## Task to carry out
Extract each line of the material that follows exactly and omit its pictures.

--- --- ---

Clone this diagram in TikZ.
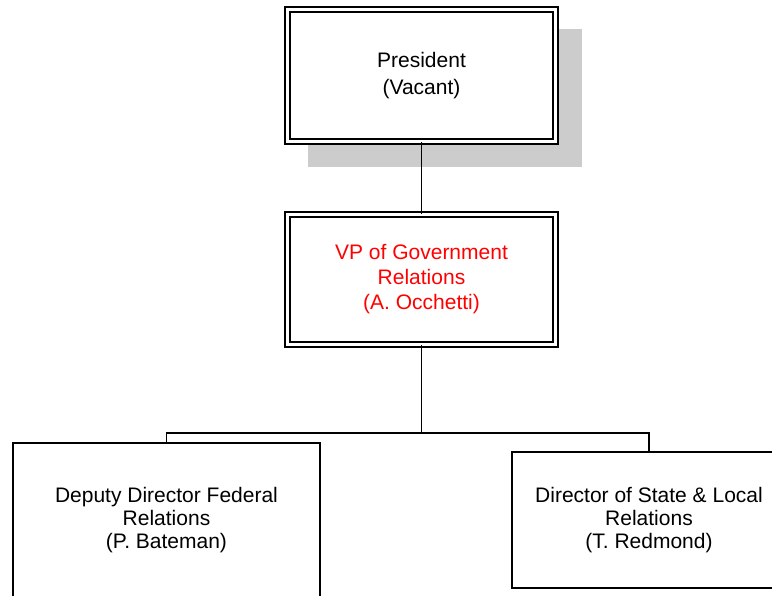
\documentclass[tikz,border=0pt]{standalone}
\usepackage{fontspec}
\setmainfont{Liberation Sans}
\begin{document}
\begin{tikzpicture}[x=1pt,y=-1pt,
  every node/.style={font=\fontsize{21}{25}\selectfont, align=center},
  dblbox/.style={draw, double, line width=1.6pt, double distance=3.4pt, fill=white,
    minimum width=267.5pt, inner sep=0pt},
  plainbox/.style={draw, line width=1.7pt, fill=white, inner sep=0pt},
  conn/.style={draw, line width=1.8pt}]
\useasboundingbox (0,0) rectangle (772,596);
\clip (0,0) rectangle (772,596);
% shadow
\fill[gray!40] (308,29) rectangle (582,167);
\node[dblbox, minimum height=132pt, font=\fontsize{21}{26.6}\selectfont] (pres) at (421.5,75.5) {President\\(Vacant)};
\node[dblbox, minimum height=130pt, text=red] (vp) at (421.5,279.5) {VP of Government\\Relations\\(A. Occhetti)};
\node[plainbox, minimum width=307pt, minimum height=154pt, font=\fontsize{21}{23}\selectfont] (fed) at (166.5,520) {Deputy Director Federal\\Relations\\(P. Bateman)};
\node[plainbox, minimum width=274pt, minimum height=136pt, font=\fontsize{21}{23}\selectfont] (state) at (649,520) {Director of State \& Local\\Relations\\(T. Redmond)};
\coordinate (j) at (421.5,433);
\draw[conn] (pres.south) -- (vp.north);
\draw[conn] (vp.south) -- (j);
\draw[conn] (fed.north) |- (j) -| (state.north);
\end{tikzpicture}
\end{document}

--- --- ---

## Result of this task
Clone this diagram in TikZ.
\documentclass[tikz,border=0pt]{standalone}
\usepackage{fontspec}
\setmainfont{Liberation Sans}
\begin{document}
\begin{tikzpicture}[x=1pt,y=-1pt,
  every node/.style={font=\fontsize{21}{25}\selectfont, align=center},
  dblbox/.style={draw, double, line width=1.6pt, double distance=3.4pt, fill=white,
    minimum width=267.5pt, inner sep=0pt},
  plainbox/.style={draw, line width=1.7pt, fill=white, inner sep=0pt},
  conn/.style={draw, line width=1.8pt}]
\useasboundingbox (0,0) rectangle (772,596);
\clip (0,0) rectangle (772,596);
% shadow
\fill[gray!40] (308,29) rectangle (582,167);
\node[dblbox, minimum height=132pt, font=\fontsize{21}{26.6}\selectfont] (pres) at (421.5,75.5) {President\\(Vacant)};
\node[dblbox, minimum height=130pt, text=red] (vp) at (421.5,279.5) {VP of Government\\Relations\\(A. Occhetti)};
\node[plainbox, minimum width=307pt, minimum height=154pt, font=\fontsize{21}{23}\selectfont] (fed) at (166.5,520) {Deputy Director Federal\\Relations\\(P. Bateman)};
\node[plainbox, minimum width=274pt, minimum height=136pt, font=\fontsize{21}{23}\selectfont] (state) at (649,520) {Director of State \& Local\\Relations\\(T. Redmond)};
\coordinate (j) at (421.5,433);
\draw[conn] (pres.south) -- (vp.north);
\draw[conn] (vp.south) -- (j);
\draw[conn] (fed.north) |- (j) -| (state.north);
\end{tikzpicture}
\end{document}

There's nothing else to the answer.